This interactive Jupyter-based tool evaluates shoreline changes behind a detached breakwater using empirical methods from coastal engineering literature. It combines geometry setup, wave inputs, and sediment response predictions with real-time visualization.

🧠 What It Does#

  • Accepts design and environmental parameters:

    • Breakwater length, offshore distance, gap, wave height, crest elevation, submergence, wave angle

  • Computes:

    • Ls/X ratio: Used in multiple shoreline response methods

    • Salient length (Xs) — via Suh & Dalrymple (1987)

    • Tombolo thickness — via Nir (1982)

    • Sediment volume — via Herbich (1989)
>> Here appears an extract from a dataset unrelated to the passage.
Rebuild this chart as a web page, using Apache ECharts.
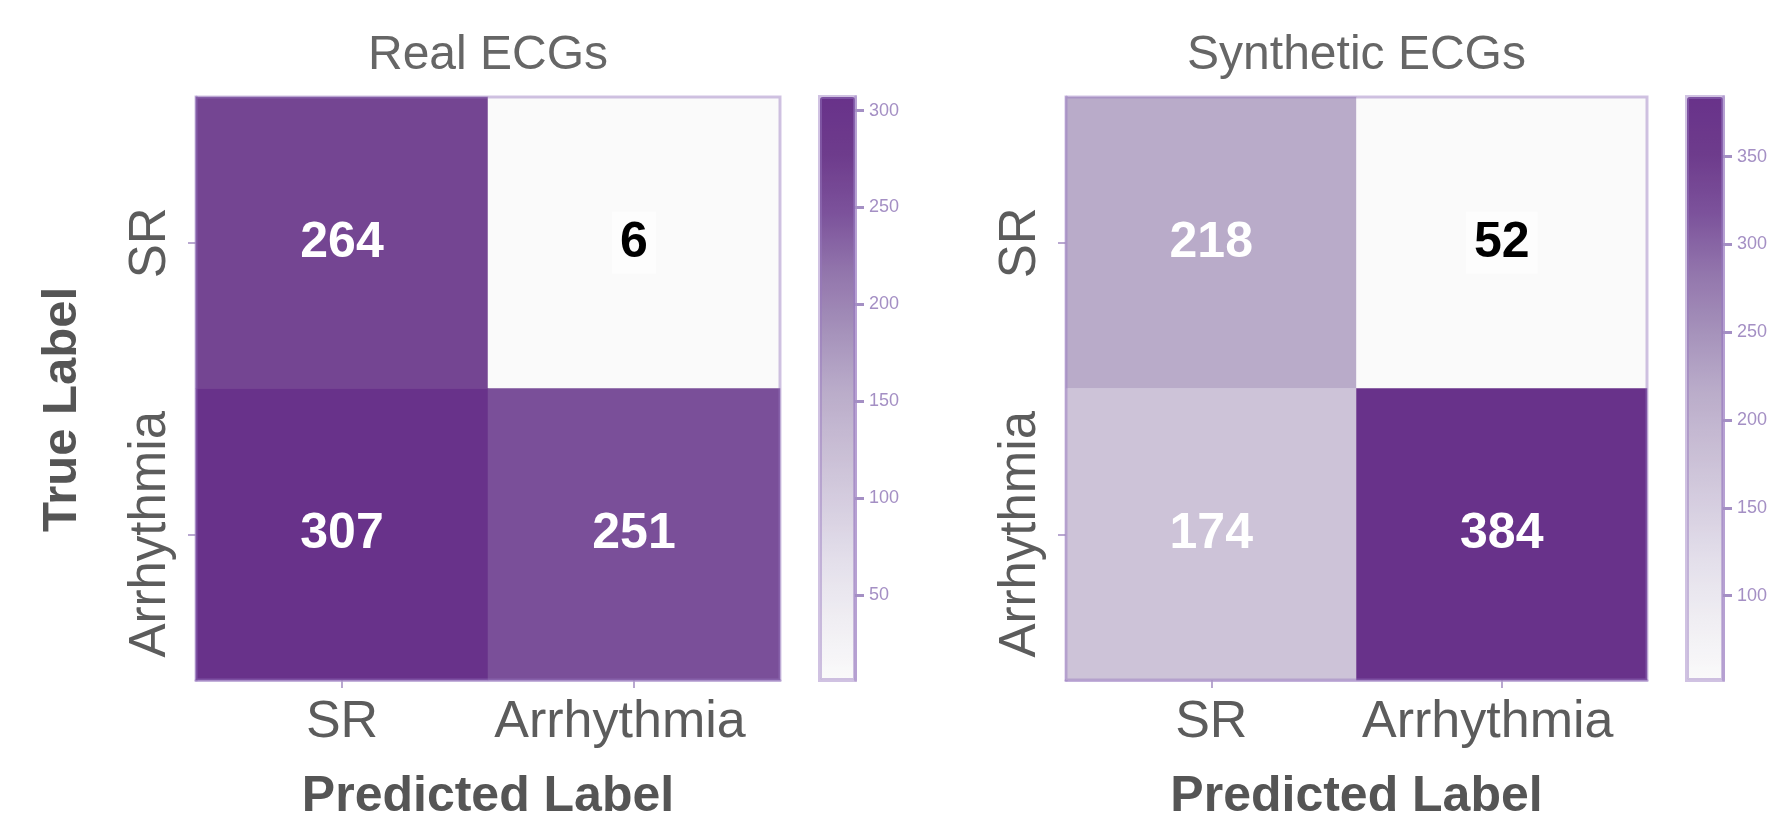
<!DOCTYPE html>
<html>
<head>
<meta charset="utf-8">
<style>
  html, body { margin: 0; padding: 0; background: #fff; }
  #chart { width: 1783px; height: 815px; }
</style>
<script src="https://cdn.jsdelivr.net/npm/echarts@6/dist/echarts.min.js"></script>
</head>
<body>
<div id="chart"></div>
<script>
// class labels (rows = true label, columns = predicted label)
const categories = ['SR', 'Arrhythmia'];
const titles = ['Real ECGs', 'Synthetic ECGs'];

// confusion matrices, row by row
const realValues = [[264, 6], [307, 251]];
const synthValues = [[218, 52], [174, 384]];

// colorbar tick labels
const realTicks = [50, 100, 150, 200, 250, 300];
const synthTicks = [100, 150, 200, 250, 300, 350];

// washed-out purple ramp, light -> dark
const RAMP = ['#fafafa', '#f0eef3', '#e4e0eb', '#d6cee0', '#c8bdd4', '#b9abc9',
              '#a591ba', '#9275ac', '#7c529b', '#6e3c8c', '#68328a'];

const FONT = 'Liberation Sans, Arial, sans-serif';
const FRAME = 'rgba(150,120,190,0.45)';
const TICK = '#b9a8d0';

const chart = echarts.init(document.getElementById('chart'));

function buildPanel(idx, values, ticks, box, bar, showYName) {
    const flat = values.flat();
    const vmin = Math.min(...flat);
    const vmax = Math.max(...flat);
    const g = idx * 2;

    const data = [];
    values.forEach(function (row, r) {
        row.forEach(function (v, c) {
            const item = { value: [c, r, v] };
            if (v === vmin) {
                item.label = { color: '#000', backgroundColor: '#fdfdfd', padding: [6, 8] };
            }
            data.push(item);
        });
    });

    return {
        grids: [
            { left: box[0], top: box[1], width: box[2], height: box[3], show: true,
              outerBoundsMode: 'none', containLabel: false,
              borderColor: FRAME, borderWidth: 3, backgroundColor: 'rgba(0,0,0,0)', z: 5 },
            { left: bar[0], top: bar[1], width: bar[2], height: bar[3], show: true,
              outerBoundsMode: 'none', containLabel: false,
              borderColor: FRAME, borderWidth: 4, backgroundColor: 'rgba(0,0,0,0)', z: 5 }
        ],
        xAxes: [
            {
                type: 'category', gridIndex: g, data: categories,
                axisLine: { show: true, lineStyle: { color: FRAME, width: 3 } },
                axisTick: { show: true, alignWithLabel: true, length: 8, lineStyle: { color: TICK, width: 2 } },
                axisLabel: {
                    interval: 0, fontSize: 52, color: '#5c5c5c', fontFamily: FONT, margin: 17,
                    // the long label sits a little left of its tick in the original
                    formatter: function (v) { return v === 'SR' ? v : '{s|' + v + '}'; },
                    rich: { s: { fontSize: 52, color: '#5c5c5c', fontFamily: FONT, padding: [0, 28, 0, 0] } }
                },
                splitLine: { show: false },
                name: 'Predicted Label', nameLocation: 'middle', nameGap: 92,
                nameTextStyle: { fontSize: 50, fontWeight: 'bold', color: '#555', fontFamily: FONT }
            },
            { type: 'value', gridIndex: g + 1, show: false }
        ],
        yAxes: [
            {
                type: 'category', gridIndex: g, data: categories, inverse: true,
                axisLine: { show: true, lineStyle: { color: FRAME, width: 3 } },
                axisTick: { show: true, alignWithLabel: true, length: 8, lineStyle: { color: TICK, width: 2 } },
                axisLabel: { interval: 0, fontSize: 51, color: '#5c5c5c', fontFamily: FONT, rotate: 90, margin: 20 },
                splitLine: { show: false },
                name: showYName ? 'True Label' : '', nameLocation: 'middle', nameGap: 109,
                nameTextStyle: { fontSize: 49, fontWeight: 'bold', color: '#555', fontFamily: FONT,
                                 padding: [0, 42, 0, 0] }
            },
            {
                type: 'value', gridIndex: g + 1, position: 'right', min: vmin, max: vmax,
                z: 10,
                axisLine: { show: true, onZero: false, lineStyle: { color: FRAME, width: 3 } },
                axisTick: { show: true, inside: false, length: 9, customValues: ticks,
                            lineStyle: { color: '#a48fc4', width: 3 } },
                axisLabel: { customValues: ticks, fontSize: 18, color: '#a48fc4',
                             fontFamily: FONT, margin: 14 },
                splitLine: { show: false }
            }
        ],
        visualMap: {
            type: 'continuous', min: vmin, max: vmax, seriesIndex: idx,
            calculable: false, orient: 'vertical', z: 2,
            left: bar[0], top: bar[1], itemWidth: bar[2], itemHeight: bar[3],
            padding: 0, text: null, showLabel: false,
            inRange: { color: RAMP }
        },
        series: {
            type: 'heatmap', xAxisIndex: g, yAxisIndex: g, data: data,
            label: { show: true, fontSize: 50, fontWeight: 'bold', color: '#fff', fontFamily: FONT },
            itemStyle: { borderWidth: 0 },
            emphasis: { disabled: true }
        },
        title: {
            text: titles[idx], left: box[0] + box[2] / 2, top: 32, textAlign: 'center', padding: 0,
            textStyle: { fontSize: 48, fontWeight: 'normal', color: '#666', fontFamily: FONT }
        }
    };
}

const left = buildPanel(0, realValues, realTicks, [196, 97, 584, 583], [820, 97, 35, 583], true);
const right = buildPanel(1, synthValues, synthTicks, [1066, 97, 581, 583], [1687, 97, 36, 583], false);

chart.setOption({
    backgroundColor: '#fff',
    animation: false,
    title: [left.title, right.title],
    grid: left.grids.concat(right.grids),
    xAxis: left.xAxes.concat(right.xAxes),
    yAxis: left.yAxes.concat(right.yAxes),
    visualMap: [left.visualMap, right.visualMap],
    series: [left.series, right.series]
});

window.addEventListener('resize', function () {
    chart.resize();
});
</script>
</body>
</html>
  • Applies 11 literature-based rules to predict shoreline morphology:

    • Tombolo, Salient, Limited Response, or No Accretion

  • Ranks most consistent morphological predictions across methods

  • Visualizes geometry: coastline, breakwater, wave direction, predicted salient tip

🎛️ Inputs via Sliders#

Parameter

Description

Hs

Wave height (m)

h_breakwater

Water depth at breakwater (m)

H_breakwater

Breakwater crest elevation (m)

L_breakwater

Breakwater length (m)

X_offshore

Offshore distance to coastline (m)

submerged

Submergence toggle (True/False)

wave_angle_deg

Wave approach angle (° from normal)

gap

Gap between breakwater segments (m)

Computed Parameters#

  • Ls/X Ratio: Used to classify shoreline response

  • Wave Transmission Coefficient (Kt): Fraction of wave energy transmitted past the breakwater

  • Wave Reflection Coefficient (Kr): Fraction of wave energy reflected seaward

  • Wave Direction Vector: Visualized as an arrow on the map

Shoreline Response Models Evaluated#

Study

Response Criteria

Inman & Fritschy (1966)

Ls/X ≤ 0.33 → Limited

Noble (1978)

Ls/X ≤ 0.17 → Limited

Gourlay (1981)

Ls/X ≥ 1 → Tombolo; 0.4–1 → Salient

Nir (1982)

Ls/X ≤ 0.5 → No Accretion

CERC (1984)

Ls/X ≤ 1 → Salient; >2 → Tombolo

Dally & Pope (1986)

Ls/X ≥ 1.5 → Tombolo

Suh & Dalrymple (1987)

Ls/X ≥ 1 → Tombolo

Herbich (1989)

Ls/X > 1 → Tombolo; ≤0.5 → Limited

Hsu & Silvester (1980)

Ls/X > 1.33 → Tombolo

Ahren & Cox (1990)

Ls/X > 1.5 → Tombolo

McCormick (1993)

Ls/X < 0.6 → Tombolo; >0.6 → Salient

📊 Outputs#

  • Ls/X ratio

  • Shoreline response by method (11 methods listed

  • Top 3 most consistent predictions (e.g. Tombolo by 7 methods)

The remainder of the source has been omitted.